_Your task_
Using the listing below, extract each line that has the word "this" in it.

_Source records_
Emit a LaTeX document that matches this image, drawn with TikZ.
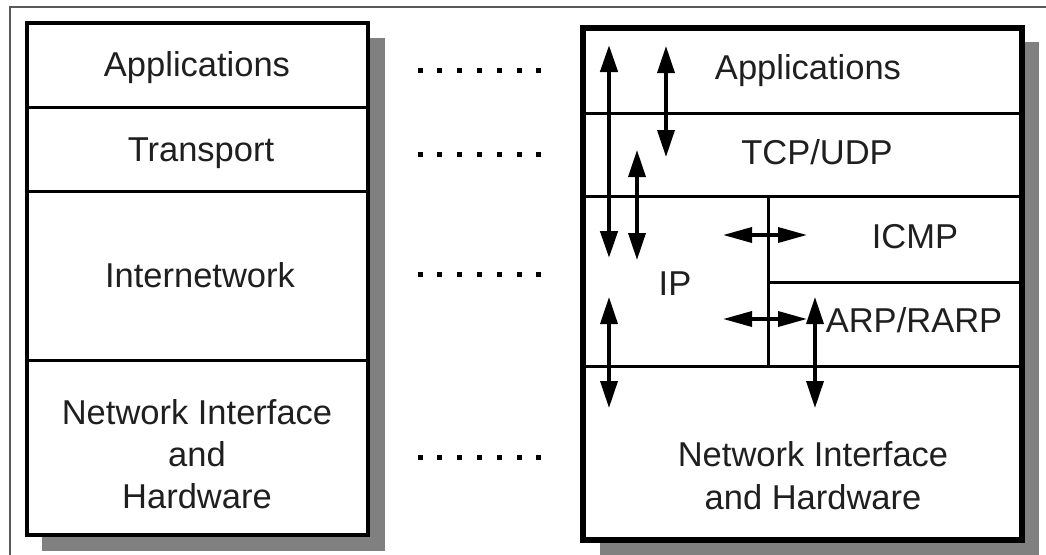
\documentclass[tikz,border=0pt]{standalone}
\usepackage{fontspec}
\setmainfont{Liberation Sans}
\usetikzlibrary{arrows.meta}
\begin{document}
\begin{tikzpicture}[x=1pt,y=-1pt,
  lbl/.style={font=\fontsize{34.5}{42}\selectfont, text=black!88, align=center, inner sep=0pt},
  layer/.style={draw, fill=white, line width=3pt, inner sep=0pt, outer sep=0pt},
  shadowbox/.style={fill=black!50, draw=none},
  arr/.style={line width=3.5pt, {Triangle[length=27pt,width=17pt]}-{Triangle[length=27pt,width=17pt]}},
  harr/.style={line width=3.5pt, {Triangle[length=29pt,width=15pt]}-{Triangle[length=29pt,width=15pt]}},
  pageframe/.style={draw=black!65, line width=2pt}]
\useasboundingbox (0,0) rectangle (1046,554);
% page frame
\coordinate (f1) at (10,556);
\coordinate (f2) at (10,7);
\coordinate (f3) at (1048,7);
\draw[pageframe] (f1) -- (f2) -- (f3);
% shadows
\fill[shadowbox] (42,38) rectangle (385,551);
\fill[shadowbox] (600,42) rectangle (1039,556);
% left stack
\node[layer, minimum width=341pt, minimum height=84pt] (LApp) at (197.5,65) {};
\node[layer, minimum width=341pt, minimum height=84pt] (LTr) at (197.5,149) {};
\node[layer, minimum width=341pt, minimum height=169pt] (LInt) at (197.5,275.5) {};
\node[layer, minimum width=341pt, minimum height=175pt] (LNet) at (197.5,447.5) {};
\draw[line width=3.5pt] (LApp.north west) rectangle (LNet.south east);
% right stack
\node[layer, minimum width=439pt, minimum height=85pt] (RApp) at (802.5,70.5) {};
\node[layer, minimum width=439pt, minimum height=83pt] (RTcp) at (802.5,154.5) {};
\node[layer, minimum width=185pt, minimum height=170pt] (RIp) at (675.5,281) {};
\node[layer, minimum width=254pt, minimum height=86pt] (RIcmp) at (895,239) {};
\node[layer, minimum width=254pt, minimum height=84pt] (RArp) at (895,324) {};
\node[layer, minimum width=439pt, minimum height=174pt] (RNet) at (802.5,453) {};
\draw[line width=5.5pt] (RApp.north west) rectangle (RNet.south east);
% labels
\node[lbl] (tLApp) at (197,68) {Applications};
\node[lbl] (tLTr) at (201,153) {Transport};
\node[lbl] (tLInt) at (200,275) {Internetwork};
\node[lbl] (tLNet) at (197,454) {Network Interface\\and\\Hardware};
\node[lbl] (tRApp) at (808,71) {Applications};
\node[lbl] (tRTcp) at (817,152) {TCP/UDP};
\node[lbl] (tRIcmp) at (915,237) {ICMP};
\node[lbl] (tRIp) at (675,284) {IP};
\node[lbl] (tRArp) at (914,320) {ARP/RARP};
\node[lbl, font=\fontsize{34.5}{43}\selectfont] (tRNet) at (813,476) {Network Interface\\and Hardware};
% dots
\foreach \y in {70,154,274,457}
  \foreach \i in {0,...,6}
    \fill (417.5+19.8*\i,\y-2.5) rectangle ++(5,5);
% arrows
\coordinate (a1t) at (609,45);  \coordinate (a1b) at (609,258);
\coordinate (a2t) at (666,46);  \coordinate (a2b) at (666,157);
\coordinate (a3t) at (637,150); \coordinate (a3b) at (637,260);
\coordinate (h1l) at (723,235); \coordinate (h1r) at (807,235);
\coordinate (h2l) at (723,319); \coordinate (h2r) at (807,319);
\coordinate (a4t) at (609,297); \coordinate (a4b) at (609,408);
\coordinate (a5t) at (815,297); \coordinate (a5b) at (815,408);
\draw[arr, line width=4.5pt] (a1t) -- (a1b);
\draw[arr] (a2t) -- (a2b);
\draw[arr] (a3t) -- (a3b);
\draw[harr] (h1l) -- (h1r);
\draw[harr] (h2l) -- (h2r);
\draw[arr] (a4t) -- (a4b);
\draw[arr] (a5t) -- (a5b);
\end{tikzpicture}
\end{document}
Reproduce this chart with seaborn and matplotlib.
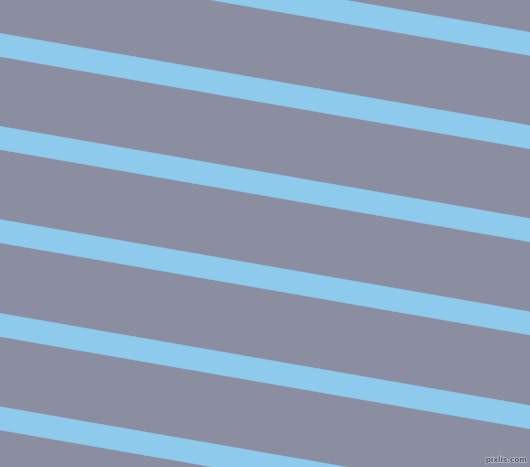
--
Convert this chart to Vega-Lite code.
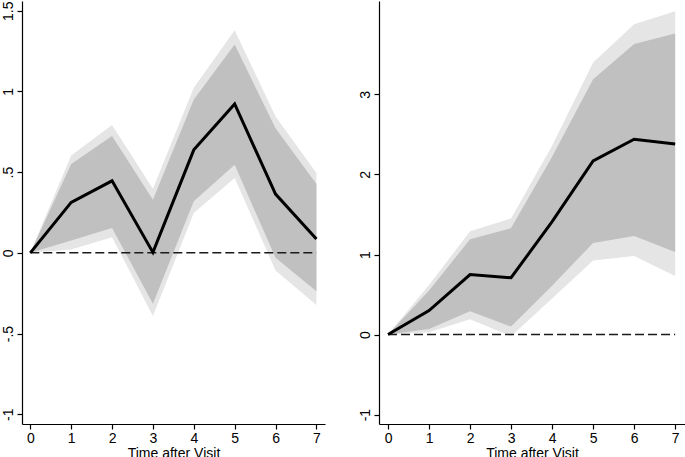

_Task solution_
Emit a LaTeX document that matches this image, drawn with TikZ.
Reproduce this chart with seaborn and matplotlib.
Convert this chart to Vega-Lite code.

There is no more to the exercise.